As long as the multipartisan political consensus in Israel remains unchanged, and as long as it is politically infeasible for the US to impose terms by cutting (or threatening to cut) aid -- in pretty big chunks -- then the road map is slated for the same doom of every other initiative to realize Palistinian rights has met.

The lack of any Israeli government initiative proves that Israel prefers the status quo. The roadmap, according to US diplomatic interpretations, does not eliminate Israel's power to maintain the status quo -- it simply has to induce what Sharon calls Palestinian "terrorism:" any militant or violent resistence to the occupation. Powell appears to agree, arguing that the PA must stop all terrorism and "all violence." To proceed, the Palestinians must lock up or kill all the militants and then see what deal the Israeli militants are willing to provide. Of course, if the Palestinian resistence stops then the whole issue will drop off most US screens. Israel can return to its "death of a thousand cuts" policies against the Palestinians. (Recall that settlements expanded more dramatically under Barak than Netanyahu, as US diplomats and the media trumpeted Israel's "breathtaking" willingness to compromise).
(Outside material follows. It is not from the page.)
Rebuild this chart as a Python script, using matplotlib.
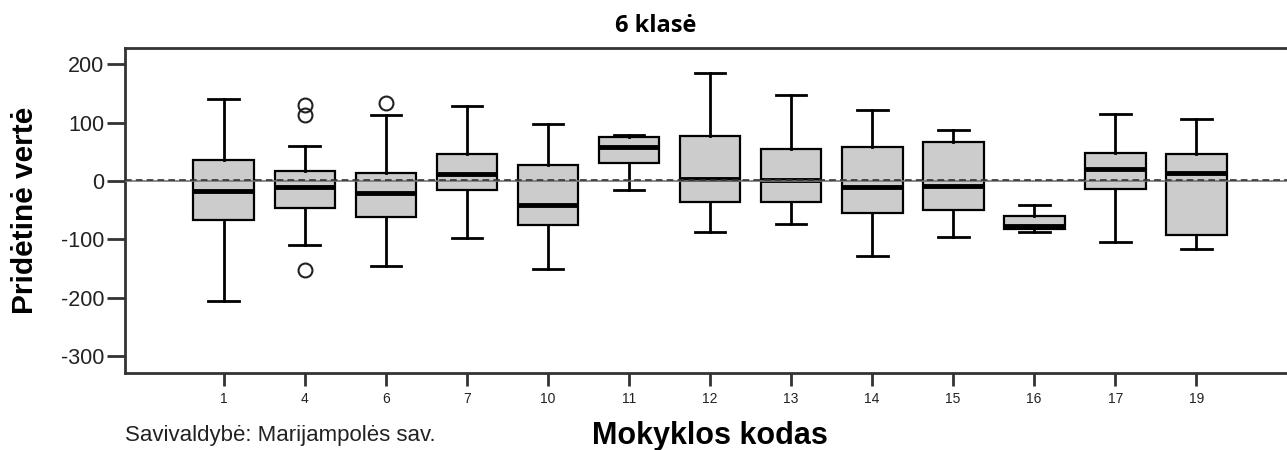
import matplotlib.pyplot as plt
import numpy as np

# school codes and box statistics
schools = ['1', '4', '6', '7', '10', '11', '12', '13', '14', '15', '16', '17', '19']
whislo = [-206, -110, -146, -98, -151, -15, -87, -74, -129, -96, -87, -104, -116]
q1 = [-67, -46, -62, -16, -76, 31, -36, -36, -55, -50, -82, -13, -93]
med = [-17, -10, -21, 12, -41, 59, 3, 2, -10, -8, -77, 21, 14]
q3 = [36, 17, 14, 46, 27, 75, 77, 55, 59, 67, -60, 48, 46]
whishi = [140, 60, 113, 129, 97, 79, 185, 148, 122, 87, -41, 115, 107]
fliers = [[], [130, 113, -153], [134], [], [], [], [], [], [], [], [], [], []]

plt.rcParams['font.family'] = ['Liberation Sans', 'DejaVu Sans']
plt.rcParams['axes.unicode_minus'] = False

fig = plt.figure(figsize=(12.87, 4.5), dpi=100)
ax = fig.add_axes([125 / 1287, 1 - 373 / 450, 1 - 125 / 1287, (373 - 48) / 450])

stats = []
for i in range(len(schools)):
    stats.append({'whislo': whislo[i], 'q1': q1[i], 'med': med[i], 'q3': q3[i],
                  'whishi': whishi[i], 'fliers': fliers[i], 'label': schools[i]})

pos = np.arange(len(schools))
ax.bxp(stats, positions=pos, widths=0.75, capwidths=0.38, patch_artist=True,
       boxprops=dict(facecolor='#cccccc', edgecolor='black', linewidth=1.6),
       medianprops=dict(color='black', linewidth=3.5),
       whiskerprops=dict(color='black', linewidth=2),
       capprops=dict(color='black', linewidth=2),
       flierprops=dict(marker='o', markerfacecolor='none', markeredgecolor='#222222',
                       markersize=10, markeredgewidth=1.5))

# reference line near zero
ax.axhline(0, color='#777777', linewidth=1.2, zorder=5)
ax.axhline(2.5, color='#333333', linewidth=1.2, linestyle=(0, (4, 2.5)), zorder=6)

ax.set_xlim(-1.22, 13.12)
ax.set_ylim(-329, 228)
ax.set_yticks([200, 100, 0, -100, -200, -300])
ax.set_xticks(pos)
ax.set_xticklabels(schools)

for s in ['left', 'bottom', 'top']:
    ax.spines[s].set_linewidth(2)
    ax.spines[s].set_color('#333333')
ax.spines['right'].set_visible(False)

ax.tick_params(axis='y', length=13, width=2, color='#333333', labelsize=15.5, pad=2, labelcolor='#222222')
ax.tick_params(axis='x', length=9, width=2, color='#333333', labelsize=10, pad=5, labelcolor='#222222')

fig.text(25 / 1287, 1 - 210 / 450, 'Pridėtinė vertė', ha='center', va='center', rotation=90,
         fontsize=21.5, fontweight='bold')

fig.text(656 / 1287, 1 - 26 / 450, '6 klasė', ha='center', va='center',
         fontsize=17, fontweight='bold', family=['Open Sans', 'DejaVu Sans'])
fig.text(710 / 1287, 1 - 436 / 450, 'Mokyklos kodas', ha='center', va='center',
         fontsize=22, fontweight='bold')
fig.text(125 / 1287, 1 - 436 / 450, 'Savivaldybė: Marijampolės sav.', ha='left', va='center',
         fontsize=16, color='#222222')

fig.savefig('out.png', dpi=100)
Which isn't to say there won't someday be a Palestinian statelet run by Abu Mazen and his cronies, subject to Israeli oversight. It just won't be the independent country that most Palestinians are willing to accept (e.g., modified Green Line borders, no settlements, a capital in East Jerusalem, right of return, territorial continuity, actual sovereignty, etc.). Anything feasible will be more like the traditional Central American mode of government: well-heeled local elites keeping a lid on the population (in this case, probably hemmed in by their "canton" boundries) for the benefit of the regional bully.